- _The exercise_
Find all the lines with "code" and gather them.
### Given data ###
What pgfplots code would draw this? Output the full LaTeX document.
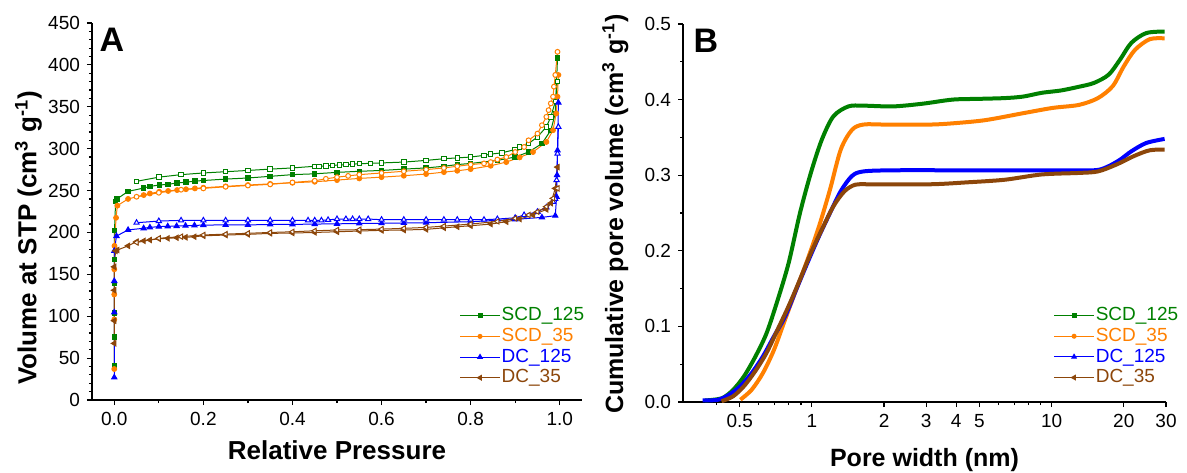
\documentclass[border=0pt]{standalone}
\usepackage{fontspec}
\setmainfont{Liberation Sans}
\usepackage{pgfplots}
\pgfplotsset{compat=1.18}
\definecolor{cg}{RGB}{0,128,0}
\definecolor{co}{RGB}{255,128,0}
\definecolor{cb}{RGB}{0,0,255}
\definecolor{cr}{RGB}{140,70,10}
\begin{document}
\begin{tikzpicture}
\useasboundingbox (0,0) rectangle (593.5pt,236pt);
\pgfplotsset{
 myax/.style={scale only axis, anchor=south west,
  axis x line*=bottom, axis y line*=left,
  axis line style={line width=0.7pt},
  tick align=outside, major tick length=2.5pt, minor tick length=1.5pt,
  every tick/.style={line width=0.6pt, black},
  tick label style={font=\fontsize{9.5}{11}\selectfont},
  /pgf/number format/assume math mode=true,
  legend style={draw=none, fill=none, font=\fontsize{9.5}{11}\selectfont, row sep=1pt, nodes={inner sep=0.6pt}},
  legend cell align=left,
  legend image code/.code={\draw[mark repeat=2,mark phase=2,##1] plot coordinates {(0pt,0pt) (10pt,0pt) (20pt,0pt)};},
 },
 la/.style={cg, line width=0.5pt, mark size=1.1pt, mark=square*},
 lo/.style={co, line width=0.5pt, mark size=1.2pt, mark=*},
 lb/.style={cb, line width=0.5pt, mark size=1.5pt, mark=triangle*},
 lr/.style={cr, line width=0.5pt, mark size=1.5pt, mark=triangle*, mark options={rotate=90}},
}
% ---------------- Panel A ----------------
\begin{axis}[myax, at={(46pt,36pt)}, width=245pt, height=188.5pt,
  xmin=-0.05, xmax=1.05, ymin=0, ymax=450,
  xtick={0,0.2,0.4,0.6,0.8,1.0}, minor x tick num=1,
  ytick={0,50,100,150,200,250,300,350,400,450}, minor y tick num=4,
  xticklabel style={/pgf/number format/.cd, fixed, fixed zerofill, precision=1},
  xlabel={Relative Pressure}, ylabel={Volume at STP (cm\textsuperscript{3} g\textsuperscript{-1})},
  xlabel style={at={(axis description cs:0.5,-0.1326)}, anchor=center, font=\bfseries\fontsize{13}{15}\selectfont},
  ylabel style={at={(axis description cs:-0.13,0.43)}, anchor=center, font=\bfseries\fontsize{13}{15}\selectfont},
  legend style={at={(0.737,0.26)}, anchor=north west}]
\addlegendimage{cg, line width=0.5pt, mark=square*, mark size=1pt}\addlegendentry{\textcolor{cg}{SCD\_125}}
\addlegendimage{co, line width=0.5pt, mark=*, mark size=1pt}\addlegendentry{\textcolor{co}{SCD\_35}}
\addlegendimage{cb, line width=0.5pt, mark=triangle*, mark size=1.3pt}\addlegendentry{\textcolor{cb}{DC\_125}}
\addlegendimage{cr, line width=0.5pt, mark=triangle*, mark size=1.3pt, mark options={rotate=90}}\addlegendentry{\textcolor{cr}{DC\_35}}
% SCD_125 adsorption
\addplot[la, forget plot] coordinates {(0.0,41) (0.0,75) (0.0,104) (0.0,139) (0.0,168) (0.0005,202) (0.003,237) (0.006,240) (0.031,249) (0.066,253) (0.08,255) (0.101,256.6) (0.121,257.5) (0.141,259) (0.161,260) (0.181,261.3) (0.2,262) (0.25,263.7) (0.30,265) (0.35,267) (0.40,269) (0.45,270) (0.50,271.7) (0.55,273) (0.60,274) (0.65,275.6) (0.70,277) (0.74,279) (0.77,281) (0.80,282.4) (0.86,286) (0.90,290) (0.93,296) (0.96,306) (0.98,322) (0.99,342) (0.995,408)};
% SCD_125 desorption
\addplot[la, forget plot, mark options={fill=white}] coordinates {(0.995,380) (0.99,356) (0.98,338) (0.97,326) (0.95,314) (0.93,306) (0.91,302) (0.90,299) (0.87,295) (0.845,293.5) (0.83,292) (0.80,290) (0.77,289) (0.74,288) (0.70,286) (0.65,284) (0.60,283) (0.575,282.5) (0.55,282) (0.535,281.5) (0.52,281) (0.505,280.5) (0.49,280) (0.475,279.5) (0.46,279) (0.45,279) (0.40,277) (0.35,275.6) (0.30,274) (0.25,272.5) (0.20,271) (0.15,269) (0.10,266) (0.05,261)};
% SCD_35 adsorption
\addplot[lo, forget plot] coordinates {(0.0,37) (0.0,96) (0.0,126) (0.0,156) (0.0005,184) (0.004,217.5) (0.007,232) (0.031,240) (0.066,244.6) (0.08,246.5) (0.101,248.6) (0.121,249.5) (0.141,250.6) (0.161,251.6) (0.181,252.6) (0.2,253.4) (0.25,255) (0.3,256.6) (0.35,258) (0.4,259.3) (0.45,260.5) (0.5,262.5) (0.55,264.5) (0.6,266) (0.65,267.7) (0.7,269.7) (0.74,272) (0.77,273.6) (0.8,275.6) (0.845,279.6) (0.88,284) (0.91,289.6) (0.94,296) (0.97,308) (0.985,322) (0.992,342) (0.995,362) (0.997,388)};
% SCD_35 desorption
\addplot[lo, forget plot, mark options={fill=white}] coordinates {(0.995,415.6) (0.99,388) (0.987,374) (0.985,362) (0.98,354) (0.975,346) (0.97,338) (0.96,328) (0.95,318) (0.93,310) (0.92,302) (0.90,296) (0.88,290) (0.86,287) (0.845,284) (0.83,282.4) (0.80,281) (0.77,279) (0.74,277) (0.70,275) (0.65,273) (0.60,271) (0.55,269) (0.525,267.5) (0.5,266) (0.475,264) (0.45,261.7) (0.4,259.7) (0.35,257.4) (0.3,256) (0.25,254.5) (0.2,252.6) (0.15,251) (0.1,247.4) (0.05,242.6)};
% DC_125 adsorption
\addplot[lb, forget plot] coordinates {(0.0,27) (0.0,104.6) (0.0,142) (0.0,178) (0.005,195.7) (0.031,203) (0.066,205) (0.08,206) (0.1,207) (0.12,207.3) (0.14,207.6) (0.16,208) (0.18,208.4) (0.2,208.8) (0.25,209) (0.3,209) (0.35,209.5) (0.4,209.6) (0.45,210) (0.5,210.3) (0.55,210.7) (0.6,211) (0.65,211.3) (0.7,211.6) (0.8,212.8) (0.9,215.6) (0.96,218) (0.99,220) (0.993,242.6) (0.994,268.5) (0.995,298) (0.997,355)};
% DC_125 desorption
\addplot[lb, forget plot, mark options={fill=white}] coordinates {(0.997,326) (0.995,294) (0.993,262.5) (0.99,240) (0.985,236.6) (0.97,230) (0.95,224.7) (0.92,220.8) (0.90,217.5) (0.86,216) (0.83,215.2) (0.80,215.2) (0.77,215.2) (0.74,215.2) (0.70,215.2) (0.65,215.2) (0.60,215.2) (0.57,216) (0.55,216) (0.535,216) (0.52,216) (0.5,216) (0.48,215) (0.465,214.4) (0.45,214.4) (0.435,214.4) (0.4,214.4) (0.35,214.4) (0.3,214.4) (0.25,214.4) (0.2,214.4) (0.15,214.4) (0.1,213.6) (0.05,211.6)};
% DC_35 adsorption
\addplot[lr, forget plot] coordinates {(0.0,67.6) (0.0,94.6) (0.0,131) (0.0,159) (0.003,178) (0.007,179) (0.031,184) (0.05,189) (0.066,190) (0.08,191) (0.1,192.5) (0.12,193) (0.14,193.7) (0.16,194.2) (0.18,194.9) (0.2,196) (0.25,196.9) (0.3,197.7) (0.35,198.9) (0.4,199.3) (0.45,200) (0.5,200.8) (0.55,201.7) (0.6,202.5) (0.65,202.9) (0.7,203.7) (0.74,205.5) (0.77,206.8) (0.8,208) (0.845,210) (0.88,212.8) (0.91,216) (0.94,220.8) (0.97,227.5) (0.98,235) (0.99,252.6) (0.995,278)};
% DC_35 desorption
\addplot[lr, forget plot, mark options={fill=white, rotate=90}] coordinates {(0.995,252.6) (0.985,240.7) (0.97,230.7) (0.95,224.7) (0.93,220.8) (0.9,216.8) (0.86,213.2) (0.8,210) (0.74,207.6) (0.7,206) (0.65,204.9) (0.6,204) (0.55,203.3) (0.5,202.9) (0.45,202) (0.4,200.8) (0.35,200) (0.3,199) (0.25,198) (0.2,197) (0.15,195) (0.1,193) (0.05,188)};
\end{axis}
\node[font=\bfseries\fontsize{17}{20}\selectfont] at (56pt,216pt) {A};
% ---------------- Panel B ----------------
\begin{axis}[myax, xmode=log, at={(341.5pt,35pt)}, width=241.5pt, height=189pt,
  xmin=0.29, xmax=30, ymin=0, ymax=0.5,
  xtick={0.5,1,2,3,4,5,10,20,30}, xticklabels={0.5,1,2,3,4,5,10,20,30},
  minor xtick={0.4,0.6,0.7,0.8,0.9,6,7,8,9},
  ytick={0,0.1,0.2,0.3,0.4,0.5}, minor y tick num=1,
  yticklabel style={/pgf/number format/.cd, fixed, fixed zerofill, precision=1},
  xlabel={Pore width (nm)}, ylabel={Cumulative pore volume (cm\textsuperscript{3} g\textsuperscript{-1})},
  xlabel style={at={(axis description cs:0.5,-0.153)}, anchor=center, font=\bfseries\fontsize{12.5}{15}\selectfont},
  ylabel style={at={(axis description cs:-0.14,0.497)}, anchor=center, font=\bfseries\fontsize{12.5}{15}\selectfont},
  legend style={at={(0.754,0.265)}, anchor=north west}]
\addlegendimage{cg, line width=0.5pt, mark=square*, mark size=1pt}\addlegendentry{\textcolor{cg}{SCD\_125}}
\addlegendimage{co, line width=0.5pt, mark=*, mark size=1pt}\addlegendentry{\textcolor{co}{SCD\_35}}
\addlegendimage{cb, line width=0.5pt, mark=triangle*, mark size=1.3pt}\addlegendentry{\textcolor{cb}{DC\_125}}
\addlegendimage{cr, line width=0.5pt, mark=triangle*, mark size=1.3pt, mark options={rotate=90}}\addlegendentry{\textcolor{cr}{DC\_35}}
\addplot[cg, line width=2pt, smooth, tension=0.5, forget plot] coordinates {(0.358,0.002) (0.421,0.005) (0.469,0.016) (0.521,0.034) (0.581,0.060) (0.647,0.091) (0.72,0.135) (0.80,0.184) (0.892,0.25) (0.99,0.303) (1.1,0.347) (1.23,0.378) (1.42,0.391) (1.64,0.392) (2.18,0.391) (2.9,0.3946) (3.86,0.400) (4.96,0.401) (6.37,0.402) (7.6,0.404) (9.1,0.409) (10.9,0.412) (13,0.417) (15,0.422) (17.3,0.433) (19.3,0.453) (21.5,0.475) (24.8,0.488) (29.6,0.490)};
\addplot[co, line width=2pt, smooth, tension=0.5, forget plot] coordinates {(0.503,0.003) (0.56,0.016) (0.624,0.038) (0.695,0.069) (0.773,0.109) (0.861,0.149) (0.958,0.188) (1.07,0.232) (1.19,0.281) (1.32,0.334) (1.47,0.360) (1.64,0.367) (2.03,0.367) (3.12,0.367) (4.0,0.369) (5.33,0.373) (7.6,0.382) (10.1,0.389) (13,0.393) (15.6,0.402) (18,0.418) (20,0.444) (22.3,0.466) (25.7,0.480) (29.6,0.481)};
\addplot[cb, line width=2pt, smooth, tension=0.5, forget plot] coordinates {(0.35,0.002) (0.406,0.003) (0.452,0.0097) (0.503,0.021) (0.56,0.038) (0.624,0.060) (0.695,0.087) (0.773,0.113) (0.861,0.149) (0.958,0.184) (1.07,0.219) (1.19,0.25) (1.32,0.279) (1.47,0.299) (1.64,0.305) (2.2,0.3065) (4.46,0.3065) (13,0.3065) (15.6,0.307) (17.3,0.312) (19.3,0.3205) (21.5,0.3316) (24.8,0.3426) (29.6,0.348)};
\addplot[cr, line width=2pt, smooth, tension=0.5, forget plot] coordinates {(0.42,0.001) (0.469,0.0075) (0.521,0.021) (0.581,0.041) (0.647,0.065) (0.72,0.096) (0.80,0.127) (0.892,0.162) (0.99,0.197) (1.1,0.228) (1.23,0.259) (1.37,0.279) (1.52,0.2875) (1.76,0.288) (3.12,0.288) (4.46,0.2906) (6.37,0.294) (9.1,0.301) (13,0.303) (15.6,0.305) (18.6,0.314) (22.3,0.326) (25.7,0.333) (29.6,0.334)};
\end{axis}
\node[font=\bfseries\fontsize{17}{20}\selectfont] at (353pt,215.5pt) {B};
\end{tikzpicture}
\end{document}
###
- _Solved problem_
What pgfplots code would draw this? Output the full LaTeX document.
  legend image code/.code={\draw[mark repeat=2,mark phase=2,##1] plot coordinates {(0pt,0pt) (10pt,0pt) (20pt,0pt)};},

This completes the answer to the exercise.